Yesterday a resolution became clear and I have decided to post it here for your benefit, to propagate this idea, this meme. It's message is simple and positive.
I am not perfect. I am just right the way I am.
Please carry this idea with you always. It is true for you, just as it is true for me.
Forgive me, it has been a while since my last post, uh, confession, uh, whatever. For more than two weeks I mired myself in writing a history about the U.S. relationship with the environment before 1960. The focus is on public policy developments during that period. It is my first independent attempt at writing scholarly history. A difficult assignment requiring 8,000 words (around 27 pages). To my surprise I enjoyed it thoroughly! I have decided to seek more work of this kind.
My first experience with creating an original history came during my doctoral studies in journalism at the University of Maryland in College Park. For nearly two years I assisted broadcast history Prof. Douglas Gomery with his quest to answer how television came to the United States. Tedious work, but the revelations it provided led to original ideas, and that was exciting! It made me wide-eyed many times. The extensive findings I provided became part of his 2006 book, "Television Industries."

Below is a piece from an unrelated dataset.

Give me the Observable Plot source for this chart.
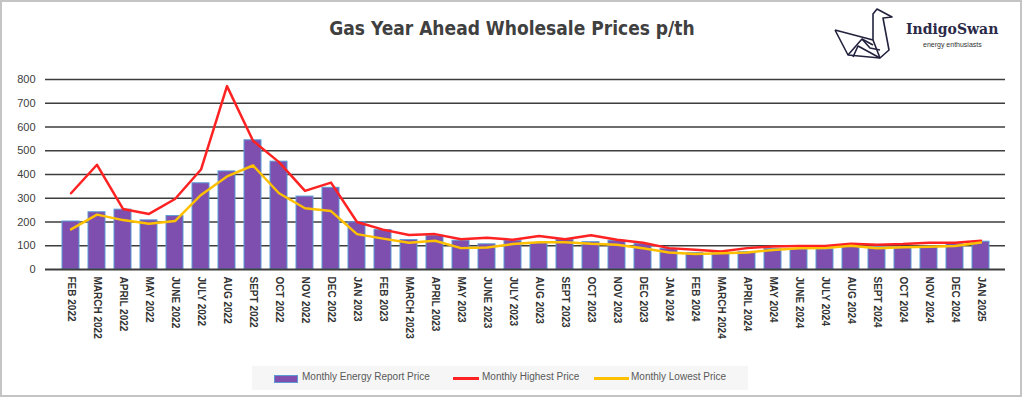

The environmental policy history I just finished writing will appear in a forthcoming reference encyclopedia titled, "The U.S. Government and the Environment," on ABC-CLIO's publication schedule for 2010. Matt Lindstrom, director of the Eugene J. McCarthy Center for Public Policy and Civic Engagement at St. John's University in Minnesota is editing the project. So far I have contributed around 10,000 words to the effort.
During the writing process I corrected (or updated) Wikipedia a few times. That was fun. It was a first.
For anyone investigating relationships between the U.S. and the environment, I recommend looking at the encyclopedia when it becomes available, particularly online. One astonishing fact I discerned: in terms of environmental policy, politicians in power during The Progressive Era (1890-1920) reverted to forward-thinking of the Age of Enlightenment (1600-1789). We think of the Progressive Era as a time of heightened awareness about the aesthetic and moral advantages of preserving wilderness. It was, but only on occasion in the halls of Congress.